_Exercise objective_
Of all the lines here, how many include the string "this"? Answer with the number only.

**** Recorded data

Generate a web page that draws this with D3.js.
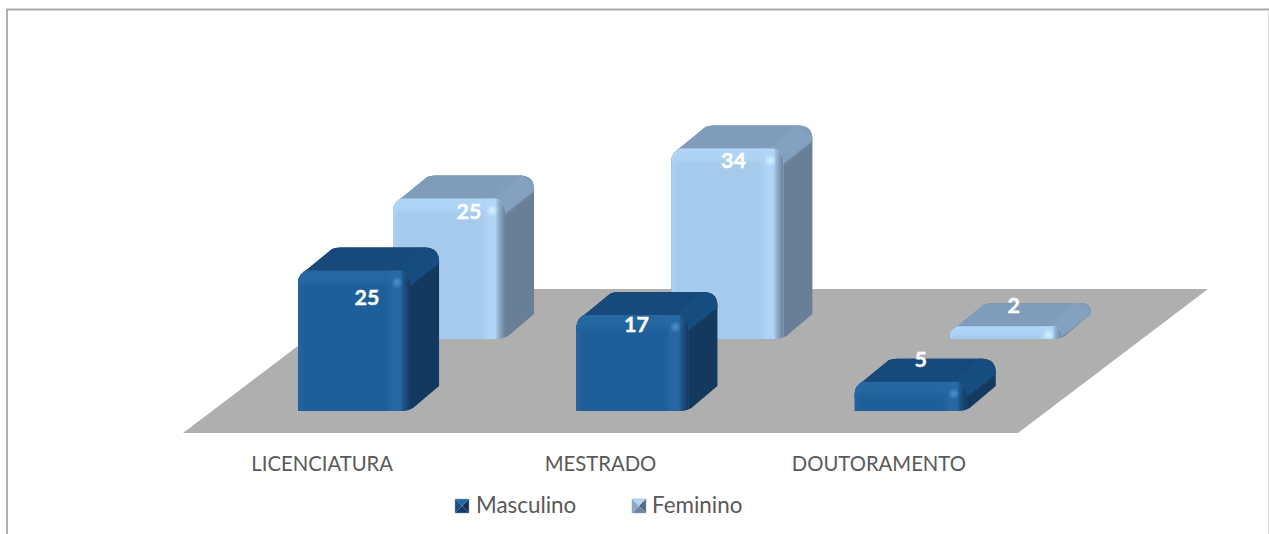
<!DOCTYPE html>
<html><head><meta charset="utf-8">
<script src="https://cdn.jsdelivr.net/npm/d3@7"></script>
<style>html,body{margin:0;padding:0;background:#fff;overflow:hidden}svg{display:block}text{font-family:Lato,"Open Sans",sans-serif}</style>
</head><body>
<script>
const categories = ["LICENCIATURA","MESTRADO","DOUTORAMENTO"];
const seriesNames = ["Masculino","Feminino"];
const masculino = [25,17,5];
const feminino = [25,34,2];

const W=1269,H=534;
const svg=d3.select("body").append("svg").attr("width",W).attr("height",H);
const defs=svg.append("defs");
defs.append("filter").attr("id","soft").attr("x","-20%").attr("y","-20%").attr("width","140%").attr("height","140%")
  .append("feGaussianBlur").attr("stdDeviation",1.6);

// frame
svg.append("path").attr("d",`M7 534V9.5H1269`).attr("fill","none").attr("stroke","#a9a9a9").attr("stroke-width",1.8);
svg.append("line").attr("x1",1268.5).attr("x2",1268.5).attr("y1",10).attr("y2",534).attr("stroke","#dcdcdc");

// 3D projection
const x=d3.scaleBand().domain(categories).range([183,1018]);
const y=d3.scaleLinear().domain([0,34]).range([0,189]);
const zS=d3.scaleOrdinal().domain(seriesNames).range([.153,.653]);
const baseY=433, depthX=190, depthY=144, barDepth=.174, barOff=86, barW=110;

// floor
const floorPts=[[x.range()[0],baseY],[x.range()[1],baseY],[x.range()[1]+depthX,baseY-depthY],[x.range()[0]+depthX,baseY-depthY]];
svg.append("polygon").attr("points",floorPts.join(" ")).attr("fill","#afafaf");

const pal={
 Masculino:{front:"#1f5f99",top:"#17497b",bevel:"#194d80",side:"#14395f",edge:"#286aa4",hi:"#4f93cc"},
 Feminino:{front:"#a6caec",top:"#7f9dbb",bevel:"#84a2c0",side:"#697f98",edge:"#b2d7f8",hi:"#d6f2ff"}
};
seriesNames.forEach(s=>{
 const p=pal[s];
 let g=defs.append("linearGradient").attr("id","h"+s);
 [[0,p.edge,0],[.3,p.edge,.85],[.6,p.edge,.8],[.82,p.side,.55],[1,p.side,1]].forEach(a=>g.append("stop").attr("offset",a[0]).attr("stop-color",a[1]).attr("stop-opacity",a[2]));
 g=defs.append("linearGradient").attr("id","v"+s).attr("x1",0).attr("x2",0).attr("y1",0).attr("y2",1);
 [[0,p.edge,.75],[.6,p.edge,.65],[1,p.edge,0]].forEach(a=>g.append("stop").attr("offset",a[0]).attr("stop-color",a[1]).attr("stop-opacity",a[2]));
 g=defs.append("linearGradient").attr("id","l"+s);
 [[0,p.edge,.6],[1,p.edge,0]].forEach(a=>g.append("stop").attr("offset",a[0]).attr("stop-color",a[1]).attr("stop-opacity",a[2]));
 g=defs.append("radialGradient").attr("id","r"+s);
 [[0,p.hi,1],[1,p.hi,0]].forEach(a=>g.append("stop").attr("offset",a[0]).attr("stop-color",a[1]).attr("stop-opacity",a[2]));
});

// label nudges relative to the bar's front-top edge and centre
const labelNudgeY={Masculino:[25,8,-24],Feminino:[11,11,-22]};
const labelNudgeX={Masculino:[14,5,11],Feminino:[21,7,9]};

const rows=[];
seriesNames.forEach((s,si)=>{(si?feminino:masculino).forEach((v,i)=>rows.push({s,si,i,v,cat:categories[i]}));});
const order=[...rows].sort((a,b)=>b.si-a.si||a.i-b.i);

const dx=31, dy=25;
order.forEach((d,n)=>{
 const p=pal[d.s], z=zS(d.s);
 const X=x(d.cat)+barOff+z*depthX, B=baseY-z*depthY, h=y(d.v), T=B-h+.5, R=X+barW;
 const rc=Math.min(14,h*.8), rl=Math.min(10,h*.55);
 const cid="b"+n, fid="f"+n;
 const sil=`M${X} ${B} L${X} ${T+rl} Q${X} ${T+2} ${X+9} ${T-3} L${X+dx+3} ${T-dy+1.5} Q${X+dx+6} ${T-dy} ${X+dx+11} ${T-dy} L${R+dx-rc} ${T-dy} Q${R+dx} ${T-dy} ${R+dx} ${T-dy+rc} L${R+dx} ${B-dy} L${R+5} ${B-3} Q${R} ${B} ${R-9} ${B} Z`;
 defs.append("clipPath").attr("id",cid).append("path").attr("d",sil);
 const g=svg.append("g").attr("clip-path",`url(#${cid})`);
 g.append("rect").attr("x",X-2).attr("y",T-dy-2).attr("width",barW+dx+4).attr("height",h+dy+4).attr("fill",p.side);
 g.append("polygon").attr("points",[[X-4,T+4],[X+dx-4,T-dy-8],[R+dx+6,T-dy-8],[R+dx+6,T-dy+rc*.8],[R+2,T+rc*.9],[X-4,T+rc]].join(" ")).attr("fill",p.top);
 g.append("polygon").attr("points",[[R-12,T],[R+dx-14,T-dy-2],[R+dx+2,T-dy+rc*.95],[R+2,T+rc*.95]].join(" ")).attr("fill",p.bevel).attr("filter","url(#soft)");
 const rf=Math.min(10,h*.6);
 const front=`M${X-1} ${B+1} L${X-1} ${T+rf-2} Q${X-1} ${T-2} ${X+rf} ${T-2} L${R-rf} ${T-2} Q${R} ${T-2} ${R+2} ${T+rf} L${R+2} ${B+1} Z`;
 defs.append("clipPath").attr("id",fid).append("path").attr("d",front);
 g.append("path").attr("d",front).attr("fill",p.front);
 const fg=g.append("g").attr("clip-path",`url(#${fid})`);
 fg.append("rect").attr("x",X).attr("y",T-2).attr("width",barW+2).attr("height",Math.min(h,16)).attr("fill",`url(#v${d.s})`);
 fg.append("rect").attr("x",R-22).attr("y",T-2).attr("width",24).attr("height",h+3).attr("fill",`url(#h${d.s})`);
 fg.append("rect").attr("x",X).attr("y",T).attr("width",6).attr("height",h).attr("fill",`url(#l${d.s})`);
 g.append("ellipse").attr("cx",R-11).attr("cy",T+Math.min(10,h*.6)).attr("rx",6).attr("ry",Math.min(6,h*.6)).attr("fill",`url(#r${d.s})`);
});

// data labels, on top of everything
order.forEach(d=>{
 const z=zS(d.s);
 const X=x(d.cat)+barOff+z*depthX, T=baseY-z*depthY-y(d.v);
 svg.append("text").text(d.v).attr("x",X+barW/2+labelNudgeX[d.s][d.i]).attr("y",T+labelNudgeY[d.s][d.i]).attr("dy",".35em")
  .attr("text-anchor","middle").attr("fill","#fff").attr("stroke","#fff").attr("stroke-width",.4)
  .attr("font-weight",700).attr("font-size",21.5);
});

// category axis
const axis=svg.append("g").attr("transform",`translate(0,${baseY})`).call(d3.axisBottom(x).tickSize(0).tickPadding(24));
axis.select(".domain").remove();
axis.selectAll("text").attr("fill","#595959").style("font-size","20.3px").style("font-family","Lato,'Open Sans',sans-serif");

// legend
const legendX=d3.scaleOrdinal().domain(seriesNames).range([455,632]);
const legendFaces={Masculino:["#2467a3","#123555","#123a62","#1a4f80"],Feminino:["#b4d6f5","#54687f","#6f879f","#8ba9c4"]};
seriesNames.forEach(s=>{
 const L=legendX(s), t=499, e=14, c=[L+e/2,t+e/2];
 const g=svg.append("g");
 const sq=[[L,t],[L+e,t],[L+e,t+e],[L,t+e]];
 sq.forEach((q,i)=>g.append("polygon").attr("points",[q,sq[(i+1)%4],c].join(" ")).attr("fill",legendFaces[s][i]));
 g.append("rect").attr("x",L).attr("y",t).attr("width",e).attr("height",e).attr("fill","none").attr("stroke","#8ea4b8").attr("stroke-opacity",.6).attr("stroke-width",.8);
 svg.append("text").text(s).attr("x",L+(s==="Masculino"?21:20)).attr("y",505.5).attr("dy",".35em").attr("fill","#595959").attr("font-size",22.4);
});
</script>
</body></html>
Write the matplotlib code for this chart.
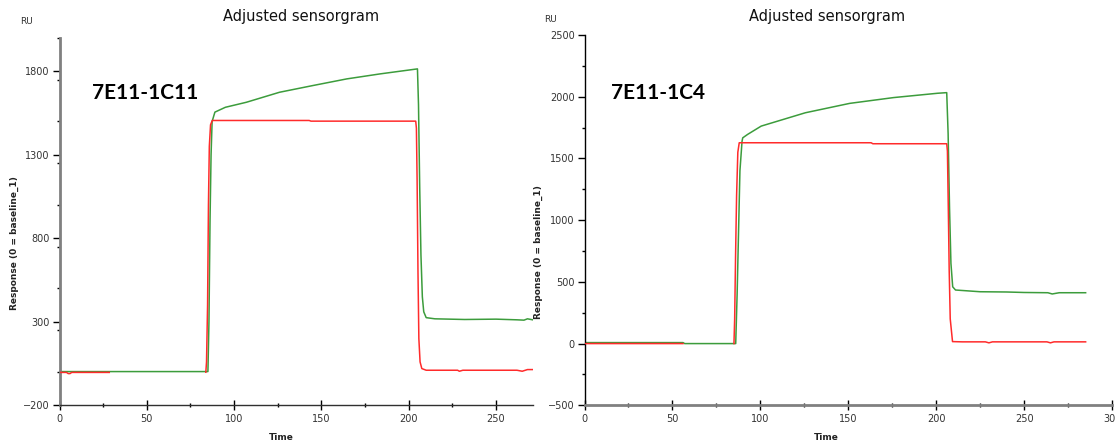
import numpy as np
import matplotlib
matplotlib.use("Agg")
import matplotlib.pyplot as plt
from matplotlib.ticker import MultipleLocator

# ---- data (time s, response RU) ----
# 7E11-1C11
c11_red_t = [0, 4, 5, 6, 7, 28.5, np.nan, 83.8, 84.2, 84.8, 85.3, 85.8, 86.5, 87.5, 100, 143, 144, 204, 204.4,
             204.8, 205.3, 205.8, 206.5, 207.5, 210, 228, 229, 231, 262, 265, 268, 271]
c11_red_v = [-3, -3, -10, -10, -3, -3, np.nan, -2, 60, 400, 1000, 1350, 1480, 1506, 1506, 1506, 1502, 1502, 1460,
             1150, 600, 200, 60, 20, 10, 10, 4, 10, 10, 4, 14, 14]
c11_grn_t = [0, 28.5, 85, 85.6, 86.2, 86.8, 87.4, 89, 95, 107, 126, 145, 164.5, 183.6, 200, 205, 205.6, 206.3,
             207, 207.8, 208.6, 210, 215, 232, 250, 262, 266, 268, 271]
c11_grn_v = [2, 2, 2, 300, 900, 1300, 1500, 1556, 1585, 1615, 1675, 1715, 1755, 1785, 1808, 1815, 1600, 1100,
             700, 450, 360, 325, 318, 314, 316, 312, 310, 318, 312]

# 7E11-1C4
c4_red_t = [0, 56, np.nan, 85, 85.4, 85.9, 86.5, 87.2, 88, 100, 163, 164, 206, 206.4, 206.9, 207.4, 208, 209.3,
            215, 228, 230, 232, 263, 265, 267, 285]
c4_red_v = [0, 0, np.nan, 0, 200, 700, 1200, 1550, 1627, 1627, 1627, 1619, 1619, 1560, 1100, 600, 200, 16,
            14, 14, 6, 14, 14, 6, 14, 14]
c4_grn_t = [0, 56, 57, 86, 86.8, 87.6, 88.4, 89.6, 90, 92.8, 100.5, 125.6, 150.8, 175.8, 200.8, 206, 206.8,
            207.6, 208.4, 209.4, 211, 225, 240, 250, 263.5, 266, 270, 285]
c4_grn_v = [8, 8, 0, 0, 400, 900, 1400, 1640, 1667, 1695, 1762, 1870, 1946, 1993, 2028, 2033, 1700, 1100,
            650, 460, 434, 420, 418, 414, 412, 402, 412, 412]

panels = [
    dict(red=(c11_red_t, c11_red_v), grn=(c11_grn_t, c11_grn_v), xlim=(0, 271), ylim=(-200, 2000),
         yticks=[-200, 300, 800, 1300, 1800], ymin=250, label="7E11-1C11",
         rect=[59.5, 38, 532.7, 405.3], ru=(20, 22), title_x=301, time_x=281, ylab=(14, 243), lab_xy=(92, 93),
         yspine=("#808080", 2.0), xspine=("#303030", 1.0)),
    dict(red=(c4_red_t, c4_red_v), grn=(c4_grn_t, c4_grn_v), xlim=(0, 300), ylim=(-500, 2500),
         yticks=[-500, 0, 500, 1000, 1500, 2000, 2500], ymin=250, label="7E11-1C4",
         rect=[584.5, 35, 1112, 405.3], ru=(544, 19), title_x=827, time_x=826, ylab=(538, 252), lab_xy=(611, 93),
         yspine=("#000000", 1.0), xspine=("#808080", 2.0)),
]

W, H = 1115, 445
fig = plt.figure(figsize=(W / 100, H / 100), dpi=100)

red = "#ff2b2b"
green = "#3c9c3c"

for p in panels:
    x0, y0, x1, y1 = p["rect"]
    ax = fig.add_axes([x0 / W, 1 - y1 / H, (x1 - x0) / W, (y1 - y0) / H])
    ax.plot(*p["grn"], color=green, lw=1.1, zorder=2)
    ax.plot(*p["red"], color=red, lw=1.1, zorder=3)
    ax.set_xlim(*p["xlim"])
    ax.set_ylim(*p["ylim"])
    ax.set_yticks(p["yticks"])
    ax.yaxis.set_minor_locator(MultipleLocator(p["ymin"]))
    ax.xaxis.set_major_locator(MultipleLocator(50))
    ax.xaxis.set_minor_locator(MultipleLocator(25))
    for s in ["top", "right"]:
        ax.spines[s].set_visible(False)
    ax.spines["left"].set_color(p["yspine"][0])
    ax.spines["left"].set_linewidth(p["yspine"][1])
    ax.spines["bottom"].set_color(p["xspine"][0])
    ax.spines["bottom"].set_linewidth(p["xspine"][1])
    ax.tick_params(axis="y", which="major", direction="out", length=5, width=1, color="black",
                   labelsize=7, labelcolor="#333333", pad=2)
    ax.tick_params(axis="y", which="minor", direction="out", length=2.5, width=1, color="black")
    ax.tick_params(axis="x", which="major", direction="inout", length=7, width=1, color="black",
                   labelsize=7, labelcolor="#333333", pad=3)
    ax.tick_params(axis="x", which="minor", direction="inout", length=3, width=1, color="black")
    ax.patch.set_visible(False)

    fig.text(p["ru"][0] / W, 1 - p["ru"][1] / H, "RU", fontsize=6.5, color="#333333", va="center")
    fig.text(p["title_x"] / W, 1 - 17 / H, "Adjusted sensorgram", fontsize=10.5, ha="center", va="center",
             color="#111111")
    fig.text(p["time_x"] / W, 1 - 437 / H, "Time", fontsize=6.5, fontweight="bold", ha="center",
             va="center", color="#222222")
    fig.text(p["ylab"][0] / W, 1 - p["ylab"][1] / H, "Response (0 = baseline_1)", fontsize=6.5,
             fontweight="bold", rotation=90, ha="center", va="center", color="#222222")
    fig.text(p["lab_xy"][0] / W, 1 - p["lab_xy"][1] / H, p["label"], fontsize=15, fontweight="bold",
             family=["Lato", "DejaVu Sans"], ha="left", va="center", color="black")

fig.savefig("out.png", dpi=100)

********

_Written solution_
2